As a first step, we updated the version of “Traefik”, which reduced the problem but did not eliminate it. A search in the “Github Forums of Traefik” gave a similar error description in the following post. In order to be able to provide a meaningfully usable EGroupware Cloud today, we removed “Traefik” and are talking directly to Nginx, so there were then no more “Internal Server Errors”.

Failure of all EGroupware and mail services: 06.04.2021: 17.45 – 19.20 CEST

IONOS has caused a network problem, hence the outage of the EGroupware and Mail services.
Colleagues are working as quickly as possible to clean up and restore connections.

06.04.2021: 18.30h The IONOS network is back up, but it will take some time until EGroupware and Mail are available again.

06.04.2021: 19.20h The nodes in Karlsruhe and then in Frankfurt are available again, so all EGroupware and Mail services are running.

SERVICE FAILURE EGROUPWARE NODE KARLSRUHE & FRANKFURT 24.08.2020 15.40 (CEST)

Service failure EGroupware node Karlsruhe & Frankfurt 24.08.2020 15.40 (CEST)

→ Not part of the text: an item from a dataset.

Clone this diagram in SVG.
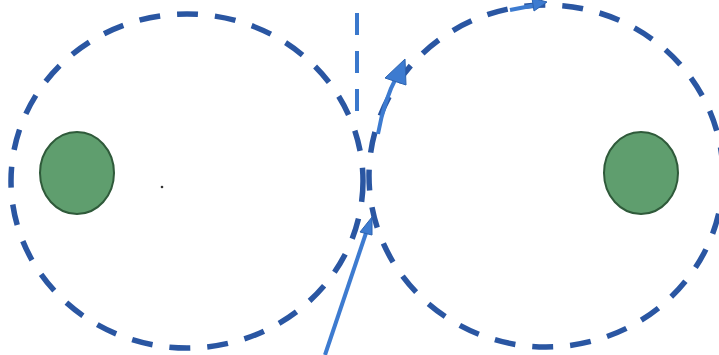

We are in the process of determining where the problem lies.
Currently, both nodes seem to be affected.
Only analysis shows a connection problem on the loadbalancers,
so there is no connection from outside.

18.00 o’clock (CEST): All systems (including the database cluster). were shut down.
The first database node was successfully restarted.
Currently the second database node is starting and synchronizing with the first.
As soon as this is completed, we will also restart the remaining systems.

18.30h (CEST): EGroupware and mail services are up again.